# Frame opening in load-bearing wall



## jproffer (Mar 12, 2005)

Ask the local building dept where you are. If it was me, I'd think about replacing the trampoline..ahem...I mean, 2 x 6 floor joists ......also.


----------



## mighty anvil (Oct 5, 2005)

A 3 ft span is so small that a pair of 2x6's will work but why not splurge and use 2x8's. The more important issue is where the supporting studs rest on the floor structure below.


----------



## joatmon (Oct 24, 2005)

Thanks for the reply, thought I would update on how it went. I found that I have a structural engineer that works in our company. I posted question to him with all the load details. He calculated that 2'x6' header would work, but wanted me to use 2'x8' header because he used very conservative numbers. After measuring opening and how far down I wanted it to come, I decided to use 2'x10' header and I wouldn't have to use cripples or any additional framing.

I wanted to use the space above the header to run electrical that ran through the wall I was putting the opening in. I have a crawl space under my house, so I ran a 1/2" conduit under the house and put a 4"x4" box on either side of the new opening. That is how I took care of the electrical. All I have left now is the sheetrock and painting.


----------



## jproffer (Mar 12, 2005)

> I decided to use 2'x10' header and I wouldn't have to use cripples or any additional framing.


.

You mean jack studs? ...leaving them out?? A header is pretty much useless without transferring the load down to the floor and ultimately the foundation.


----------



## K2eoj (Aug 14, 2005)

jproffer said:


> .
> 
> You mean jack studs? ...leaving them out?? A header is pretty much useless without transferring the load down to the floor and ultimately the foundation.

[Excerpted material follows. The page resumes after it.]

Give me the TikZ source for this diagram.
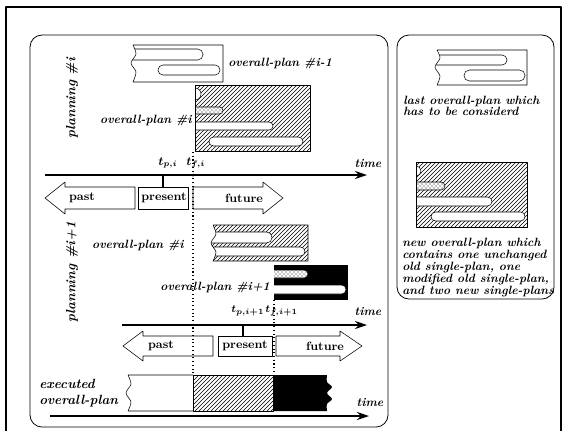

I think he meant cripples on top of the header. I think the 2x10 gave him the right sized opening without fillers spacers or crips. Hs.


----------



## jproffer (Mar 12, 2005)

...gotcha, thought the terminology was off (which happens; even to pros sometimes ), but I see it was just my brain that was off


----------



## KenTheHandyMan (Sep 1, 2005)

Don't feel bad jproffer, as I was reading down this thread and I got to his update, I thought the same thing and was gonna post a similar retort. I guess because I hadn't thought of someone trying to change from a 2x8 to a 2x10 to save from using 1 1/2" cripples!!!!! I mean, I personally would just rip a couple of strips of 3/4" ply to make up that difference, and wouldn't even have thought about cripples.


----------